GIVEN MATERIAL start

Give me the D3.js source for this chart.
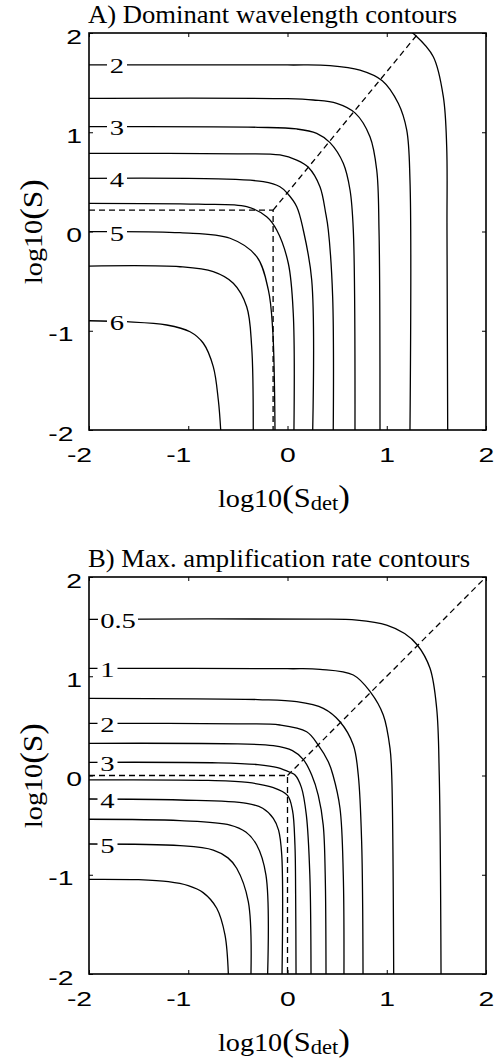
<!DOCTYPE html>
<html>
<head>
<meta charset="utf-8">
<script src="https://cdn.jsdelivr.net/npm/d3@7"></script>
<style>
body { margin: 0; background: #fff; }
svg { display: block; }
</style>
</head>
<body>
<svg width="501" height="1064"></svg>
<script>
// ---- data (log10 units) ----
var axisTicks = [-2, -1, 0, 1, 2];

// panel A: dominant wavelength contours
var wavelengthLevels = [1.5, 2, 2.5, 3, 3.5, 4, 4.5, 5, 5.5, 6];
var wavelengthLabels = [2, 3, 4, 5, 6];
var wavelengthContours = [
  [[1.20, 2.04], [1.285, 1.98], [1.469, 1.761], [1.570, 1.358], [1.604, 0.854], [1.607, 0.015], [1.614, -2]],
  [[-2, 1.678], [0.0, 1.678], [0.428, 1.672], [0.730, 1.627], [0.955, 1.52], [1.116, 1.292], [1.201, 1.023], [1.234, 0.519], [1.234, -2]],
  [[-2, 1.342], [0.0, 1.338], [0.26, 1.325], [0.496, 1.292], [0.680, 1.195], [0.831, 0.955], [0.899, 0.620], [0.922, 0.015], [0.932, -2]],
  [[-2, 1.056], [-0.3, 1.05], [0.093, 1.033], [0.294, 0.989], [0.428, 0.895], [0.562, 0.687], [0.630, 0.418], [0.663, 0.015], [0.680, -2]],
  [[-2, 0.788], [-0.5, 0.783], [-0.076, 0.771], [0.093, 0.720], [0.210, 0.647], [0.327, 0.451], [0.385, 0.183], [0.411, 0.015], [0.455, -0.657], [0.461, -2]],
  [[-2, 0.536], [-0.7, 0.53], [-0.244, 0.502], [-0.076, 0.451], [-0.002, 0.385], [0.093, 0.250], [0.159, 0.015], [0.244, -0.489], [0.254, -2]],
  [[-2, 0.284], [-0.9, 0.275], [-0.411, 0.250], [-0.210, 0.149], [-0.109, 0.015], [0.008, -0.320], [0.058, -0.824], [0.065, -2]],
  [[-2, -0.002], [-1.083, -0.012], [-0.579, -0.068], [-0.310, -0.254], [-0.193, -0.589], [-0.149, -0.992], [-0.126, -2]],
  [[-2, -0.348], [-1.083, -0.355], [-0.748, -0.405], [-0.546, -0.522], [-0.411, -0.758], [-0.361, -1.161], [-0.345, -2]],
  [[-2, -0.899], [-1.620, -0.909], [-1.217, -0.942], [-0.982, -1.010], [-0.848, -1.126], [-0.748, -1.362], [-0.697, -1.698], [-0.673, -2]]
];
var wavelengthRidge = [[-2, 0.215], [-0.145, 0.215], [-0.145, -2]];
var wavelengthDiagonal = [[-0.145, 0.215], [1.32, 2]];

// panel B: max. amplification rate contours
var rateLevels = [0.5, 1, 1.5, 2, 2.5, 3, 3.5, 4, 4.5, 5, 5.5];
var rateLabels = [0.5, 1, 2, 3, 4, 5];
var rateContours = [
  [[-2, 1.574], [0.3, 1.576], [0.7, 1.565], [0.999, 1.516], [1.18, 1.43], [1.308, 1.315], [1.436, 1.080], [1.503, 0.677], [1.529, 0.005], [1.547, -2]],
  [[-2, 1.080], [0.0, 1.076], [0.327, 1.070], [0.663, 1.013], [0.838, 0.838], [0.965, 0.610], [1.033, 0.274], [1.050, 0.005], [1.070, -2]],
  [[-2, 0.778], [-0.3, 0.765], [0.093, 0.744], [0.361, 0.677], [0.529, 0.542], [0.663, 0.307], [0.713, 0.005], [0.747, -0.667], [0.761, -2]],
  [[-2, 0.526], [-0.5, 0.52], [-0.076, 0.509], [0.193, 0.441], [0.310, 0.307], [0.411, 0.139], [0.458, 0.005], [0.529, -0.330], [0.562, -1.003], [0.569, -2]],
  [[-2, 0.324], [-0.5, 0.318], [-0.143, 0.300], [0.05, 0.25], [0.16, 0.16], [0.244, 0.005], [0.31, -0.2], [0.36, -0.5], [0.38, -1.0], [0.388, -2]],
  [[-2, 0.133], [-0.7, 0.128], [-0.3, 0.11], [-0.1, 0.08], [0.03, 0.03], [0.076, 0.005], [0.14, -0.12], [0.19, -0.4], [0.225, -1.0], [0.237, -2]],
  [[-2, -0.045], [-0.8, -0.05], [-0.4, -0.07], [-0.15, -0.12], [0.0, -0.2], [0.05, -0.35], [0.075, -0.7], [0.082, -1.2], [0.086, -2]],
  [[-2, -0.237], [-1.083, -0.247], [-0.411, -0.28], [-0.25, -0.33], [-0.143, -0.431], [-0.09, -0.55], [-0.058, -0.8], [-0.055, -2]],
  [[-2, -0.441], [-1.083, -0.455], [-0.579, -0.499], [-0.42, -0.57], [-0.31, -0.70], [-0.217, -1.003], [-0.2, -2]],
  [[-2, -0.690], [-1.083, -0.707], [-0.748, -0.751], [-0.6, -0.83], [-0.512, -0.935], [-0.395, -1.271], [-0.368, -2]],
  [[-2, -1.046], [-1.5, -1.05], [-1.2, -1.07], [-1.0, -1.11], [-0.85, -1.18], [-0.713, -1.338], [-0.63, -1.607], [-0.596, -2]]
];
var rateRidge = [[-2, 0], [0, 0], [0, -2]];
var rateDiagonal = [[0, 0], [2, 2]];

// ---- drawing ----
var svg = d3.select("svg"),
    left = 89, right = 486, size = 397,
    serif = "'Liberation Serif', 'Times New Roman', serif",
    sans = "'Liberation Sans', Arial, sans-serif";

var x = d3.scaleLinear().domain([-2, 2]).range([left, right]);

// y of a contour at a given x (left part is nearly flat)
function yAt(pts, xv) {
  for (var i = 1; i < pts.length; i++) {
    var a = pts[i - 1], b = pts[i];
    if (xv >= a[0] && xv <= b[0]) return a[1] + (b[1] - a[1]) * (xv - a[0]) / (b[0] - a[0]);
  }
  return pts[0][1];
}

function panel(opt) {
  var top = opt.top, bottom = top + size;
  var y = d3.scaleLinear().domain([-2, 2]).range([bottom, top]);
  var line = d3.line()
      .x(function (d) { return x(d[0]); })
      .y(function (d) { return y(d[1]); })
      .curve(d3.curveCatmullRom.alpha(0.5));

  svg.append("clipPath").attr("id", opt.id)
    .append("rect").attr("x", left).attr("y", top).attr("width", size).attr("height", size);

  var g = svg.append("g").attr("clip-path", "url(#" + opt.id + ")");

  g.selectAll("path.contour")
    .data(opt.contours)
    .enter().append("path")
    .attr("class", "contour")
    .attr("fill", "none")
    .attr("stroke", "#000")
    .attr("stroke-width", 1.3)
    .attr("d", line);

  [opt.ridge, opt.diag].forEach(function (p) {
    g.append("path")
      .datum(p)
      .attr("fill", "none")
      .attr("stroke", "#000")
      .attr("stroke-width", 1.3)
      .attr("stroke-dasharray", "6,4")
      .attr("d", d3.line().x(function (d) { return x(d[0]); }).y(function (d) { return y(d[1]); }));
  });

  // contour labels with a gap in the line
  opt.labels.forEach(function (lv) {
    var pts = opt.contours[opt.levels.indexOf(lv)];
    var wide = String(lv).length > 1;
    var cx = wide ? opt.labelXWide : opt.labelX,
        w = wide ? 40 : 20;
    var ly = y(yAt(pts, x.invert(cx)));
    g.append("rect")
      .attr("x", cx - w / 2).attr("y", ly - 2.5)
      .attr("width", w).attr("height", 5)
      .attr("fill", "#fff");
    g.append("text")
      .attr("transform", "translate(" + cx + "," + (ly + 8.5) + ") scale(1.3,1)")
      .attr("text-anchor", "middle")
      .attr("font-family", serif)
      .attr("font-size", 22)
      .text(lv);
  });

  // axes, ticks inside on all four sides
  var fmt = function (d) { return String(d); };
  var bx = svg.append("g").attr("transform", "translate(0," + bottom + ")")
      .call(d3.axisBottom(x).tickValues(axisTicks).tickSizeInner(-4).tickSizeOuter(0).tickFormat(fmt));
  var ly = svg.append("g").attr("transform", "translate(" + left + ",0)")
      .call(d3.axisLeft(y).tickValues(axisTicks).tickSizeInner(-4).tickSizeOuter(0).tickFormat(fmt));
  svg.append("g").attr("transform", "translate(0," + top + ")")
      .call(d3.axisTop(x).tickValues(axisTicks).tickSizeInner(-4).tickSizeOuter(0).tickFormat(""));
  svg.append("g").attr("transform", "translate(" + right + ",0)")
      .call(d3.axisRight(y).tickValues(axisTicks).tickSizeInner(-4).tickSizeOuter(0).tickFormat(""));

  svg.selectAll(".domain").remove();
  svg.selectAll(".tick line").attr("stroke", "#000");

  bx.selectAll("text")
    .attr("y", 0).attr("dy", null).attr("fill", "#000")
    .attr("font-family", sans).attr("font-size", 21)
    .attr("transform", function (d) { return "translate(" + (d < 0 ? -10 : 0) + ",32) scale(1.35,1)"; });
  ly.selectAll("text")
    .attr("x", 0).attr("dy", null).attr("fill", "#000")
    .attr("font-family", sans).attr("font-size", 21)
    .attr("transform", function (d) { return "translate(" + (d < 0 ? -15.5 : -7) + ",10) scale(1.35,1)"; });

  svg.append("rect")
    .attr("x", left).attr("y", top).attr("width", size).attr("height", size)
    .attr("fill", "none").attr("stroke", "#000").attr("stroke-width", 1.6);

  // title
  svg.append("text")
    .attr("x", 88).attr("y", top - 10)
    .attr("font-family", serif).attr("font-size", 25)
    .attr("textLength", opt.titleLen).attr("lengthAdjust", "spacingAndGlyphs")
    .text(opt.title);

  // x label: log10(S_det)
  var xl = svg.append("text")
    .attr("x", 284).attr("y", bottom + 77)
    .attr("text-anchor", "middle")
    .attr("font-family", serif)
    .attr("textLength", 132).attr("lengthAdjust", "spacingAndGlyphs");
  xl.append("tspan").attr("font-size", 25).text("log10");
  xl.append("tspan").attr("font-size", 31).text("(");
  xl.append("tspan").attr("font-size", 27).text("S");
  xl.append("tspan").attr("font-size", 20).attr("dy", 3).text("det");
  xl.append("tspan").attr("font-size", 31).attr("dy", -3).text(")");

  // y label: log10(S)
  var yl = svg.append("text")
    .attr("transform", "translate(42," + (top + size / 2) + ") rotate(-90)")
    .attr("text-anchor", "middle")
    .attr("font-family", serif)
    .attr("textLength", 105).attr("lengthAdjust", "spacingAndGlyphs");
  yl.append("tspan").attr("font-size", 25).text("log10");
  yl.append("tspan").attr("font-size", 31).text("(");
  yl.append("tspan").attr("font-size", 28).text("S");
  yl.append("tspan").attr("font-size", 31).text(")");
}

panel({
  id: "clipA", top: 33,
  title: "A) Dominant wavelength contours", titleLen: 369,
  levels: wavelengthLevels, contours: wavelengthContours, labels: wavelengthLabels,
  labelX: 117, labelXWide: 117,
  ridge: wavelengthRidge, diag: wavelengthDiagonal
});

panel({
  id: "clipB", top: 577,
  title: "B) Max. amplification rate contours", titleLen: 382,
  levels: rateLevels, contours: rateContours, labels: rateLabels,
  labelX: 107.5, labelXWide: 118,
  ridge: rateRidge, diag: rateDiagonal
});
</script>
</body>
</html>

GIVEN MATERIAL end

* _PROBLEM STATEMENT_
Leave out any pictures and return exactly the lines from the beginning of the data through the line with "var wavelengthDiagonal = [[-0.145, 0.215], [1.32, 2]];", inclusive.

* _OUTPUT BELOW_
Give me the D3.js source for this chart.
<!DOCTYPE html>
<html>
<head>
<meta charset="utf-8">
<script src="https://cdn.jsdelivr.net/npm/d3@7"></script>
<style>
body { margin: 0; background: #fff; }
svg { display: block; }
</style>
</head>
<body>
<svg width="501" height="1064"></svg>
<script>
// ---- data (log10 units) ----
var axisTicks = [-2, -1, 0, 1, 2];

// panel A: dominant wavelength contours
var wavelengthLevels = [1.5, 2, 2.5, 3, 3.5, 4, 4.5, 5, 5.5, 6];
var wavelengthLabels = [2, 3, 4, 5, 6];
var wavelengthContours = [
  [[1.20, 2.04], [1.285, 1.98], [1.469, 1.761], [1.570, 1.358], [1.604, 0.854], [1.607, 0.015], [1.614, -2]],
  [[-2, 1.678], [0.0, 1.678], [0.428, 1.672], [0.730, 1.627], [0.955, 1.52], [1.116, 1.292], [1.201, 1.023], [1.234, 0.519], [1.234, -2]],
  [[-2, 1.342], [0.0, 1.338], [0.26, 1.325], [0.496, 1.292], [0.680, 1.195], [0.831, 0.955], [0.899, 0.620], [0.922, 0.015], [0.932, -2]],
  [[-2, 1.056], [-0.3, 1.05], [0.093, 1.033], [0.294, 0.989], [0.428, 0.895], [0.562, 0.687], [0.630, 0.418], [0.663, 0.015], [0.680, -2]],
  [[-2, 0.788], [-0.5, 0.783], [-0.076, 0.771], [0.093, 0.720], [0.210, 0.647], [0.327, 0.451], [0.385, 0.183], [0.411, 0.015], [0.455, -0.657], [0.461, -2]],
  [[-2, 0.536], [-0.7, 0.53], [-0.244, 0.502], [-0.076, 0.451], [-0.002, 0.385], [0.093, 0.250], [0.159, 0.015], [0.244, -0.489], [0.254, -2]],
  [[-2, 0.284], [-0.9, 0.275], [-0.411, 0.250], [-0.210, 0.149], [-0.109, 0.015], [0.008, -0.320], [0.058, -0.824], [0.065, -2]],
  [[-2, -0.002], [-1.083, -0.012], [-0.579, -0.068], [-0.310, -0.254], [-0.193, -0.589], [-0.149, -0.992], [-0.126, -2]],
  [[-2, -0.348], [-1.083, -0.355], [-0.748, -0.405], [-0.546, -0.522], [-0.411, -0.758], [-0.361, -1.161], [-0.345, -2]],
  [[-2, -0.899], [-1.620, -0.909], [-1.217, -0.942], [-0.982, -1.010], [-0.848, -1.126], [-0.748, -1.362], [-0.697, -1.698], [-0.673, -2]]
];
var wavelengthRidge = [[-2, 0.215], [-0.145, 0.215], [-0.145, -2]];
var wavelengthDiagonal = [[-0.145, 0.215], [1.32, 2]];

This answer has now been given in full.